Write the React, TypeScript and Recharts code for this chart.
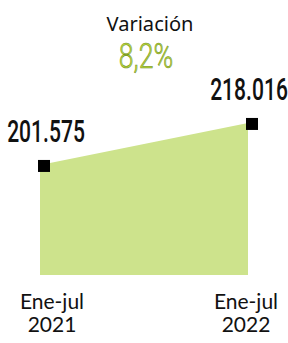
import { Area, AreaChart, XAxis, YAxis } from "recharts"

const periods = ["Ene-jul 2021", "Ene-jul 2022"]
const exports_ = [201575, 218016]
const valueLabels = ["201.575", "218.016"]
const variation = "8,2%"

const data = periods.map((p, i) => ({ period: p, value: exports_[i], label: valueLabels[i] }))

const FILL = "#cde38c"
const NUM_FONT = "Roboto, 'DejaVu Sans Condensed', sans-serif"

// black square marker, a bit off the corner like the print
const SquareDot = (props: any) => {
    const { cx, cy, index } = props
    if (cx == null || cy == null) return null
    return <rect key={`dot-${index}`} x={cx + 4 - 6} y={cy + 1 - 6} width={12} height={12} fill="#000" />
}

// condensed look: squeeze horizontally with a transform
const ValueLabel = (props: any) => {
    const { x, y, index } = props
    const cx = index === 0 ? x + 6 : x + 1
    return (
        <text
            transform={`translate(${cx},${y - 23}) scale(0.68,1)`}
            textAnchor="middle"
            fontFamily={NUM_FONT}
            fontWeight={500}
            fontSize={31}
            fill="#111"
        >
            {valueLabels[index]}
        </text>
    )
}

const PeriodTick = (props: any) => {
    const { x, y, payload, index } = props
    const [a, b] = String(payload.value).split(" ")
    const cx = index === 0 ? x + 12 : x - 2
    return (
        <g>
            <text x={cx} y={y + 26} textAnchor="middle" fontFamily="Lato, 'Open Sans', sans-serif" fontSize={21} fill="#111">
                {a}
            </text>
            <text x={cx} y={y + 49} textAnchor="middle" fontFamily="Lato, 'Open Sans', sans-serif" fontSize={21} fill="#111">
                {b}
            </text>
        </g>
    )
}

export default function App() {
    return (
        <div style={{ position: "absolute", left: 0, top: 0, width: 288, height: 343, background: "#fff" }}>
            <AreaChart width={288} height={343} data={data} margin={{ top: 100, right: 40, bottom: 0, left: 40 }}>
                <XAxis dataKey="period" axisLine={false} tickLine={false} tick={<PeriodTick />} interval={0} height={68} />
                <YAxis hide domain={[158500, 227000]} />
                <Area
                    type="linear"
                    dataKey="value"
                    stroke="none"
                    fill={FILL}
                    fillOpacity={1}
                    dot={<SquareDot />}
                    activeDot={false}
                    label={<ValueLabel />}
                    isAnimationActive={false}
                />
            </AreaChart>
            <svg width={288} height={80} style={{ position: "absolute", left: 0, top: 0 }}>
                <text x={150} y={31} textAnchor="middle" fontFamily="'Noto Sans', sans-serif" fontSize={20} fill="#111" textLength={87} lengthAdjust="spacingAndGlyphs">
                    Variación
                </text>
                <text
                    transform="translate(146,68) scale(0.74,1)"
                    textAnchor="middle"
                    fontFamily={NUM_FONT}
                    fontWeight={300}
                    fontSize={36}
                    fill="#b9d63c"
                    stroke="#6f8f1c"
                    strokeWidth={0.6}
                >
                    {variation}
                </text>
            </svg>
        </div>
    )
}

■ ■ ■ ■ ■ ■ ■

-- What to work on --
Copy the data character for character, but drop all pictures from the copy.

-- Response to the task --
Write the React, TypeScript and Recharts code for this chart.
import { Area, AreaChart, XAxis, YAxis } from "recharts"

const periods = ["Ene-jul 2021", "Ene-jul 2022"]
const exports_ = [201575, 218016]
const valueLabels = ["201.575", "218.016"]
const variation = "8,2%"

const data = periods.map((p, i) => ({ period: p, value: exports_[i], label: valueLabels[i] }))

const FILL = "#cde38c"
const NUM_FONT = "Roboto, 'DejaVu Sans Condensed', sans-serif"

// black square marker, a bit off the corner like the print
const SquareDot = (props: any) => {
    const { cx, cy, index } = props
    if (cx == null || cy == null) return null
    return <rect key={`dot-${index}`} x={cx + 4 - 6} y={cy + 1 - 6} width={12} height={12} fill="#000" />
}

// condensed look: squeeze horizontally with a transform
const ValueLabel = (props: any) => {
    const { x, y, index } = props
    const cx = index === 0 ? x + 6 : x + 1
    return (
        <text
            transform={`translate(${cx},${y - 23}) scale(0.68,1)`}
            textAnchor="middle"
            fontFamily={NUM_FONT}
            fontWeight={500}
            fontSize={31}
            fill="#111"
        >
            {valueLabels[index]}
        </text>
    )
}

const PeriodTick = (props: any) => {
    const { x, y, payload, index } = props
    const [a, b] = String(payload.value).split(" ")
    const cx = index === 0 ? x + 12 : x - 2
    return (
        <g>
            <text x={cx} y={y + 26} textAnchor="middle" fontFamily="Lato, 'Open Sans', sans-serif" fontSize={21} fill="#111">
                {a}
            </text>
            <text x={cx} y={y + 49} textAnchor="middle" fontFamily="Lato, 'Open Sans', sans-serif" fontSize={21} fill="#111">
                {b}
            </text>
        </g>
    )
}

export default function App() {
    return (
        <div style={{ position: "absolute", left: 0, top: 0, width: 288, height: 343, background: "#fff" }}>
            <AreaChart width={288} height={343} data={data} margin={{ top: 100, right: 40, bottom: 0, left: 40 }}>
                <XAxis dataKey="period" axisLine={false} tickLine={false} tick={<PeriodTick />} interval={0} height={68} />
                <YAxis hide domain={[158500, 227000]} />
                <Area
                    type="linear"
                    dataKey="value"
                    stroke="none"
                    fill={FILL}
                    fillOpacity={1}
                    dot={<SquareDot />}
                    activeDot={false}
                    label={<ValueLabel />}
                    isAnimationActive={false}
                />
            </AreaChart>
            <svg width={288} height={80} style={{ position: "absolute", left: 0, top: 0 }}>
                <text x={150} y={31} textAnchor="middle" fontFamily="'Noto Sans', sans-serif" fontSize={20} fill="#111" textLength={87} lengthAdjust="spacingAndGlyphs">
                    Variación
                </text>
                <text
                    transform="translate(146,68) scale(0.74,1)"
                    textAnchor="middle"
                    fontFamily={NUM_FONT}
                    fontWeight={300}
                    fontSize={36}
                    fill="#b9d63c"
                    stroke="#6f8f1c"
                    strokeWidth={0.6}
                >
                    {variation}
                </text>
            </svg>
        </div>
    )
}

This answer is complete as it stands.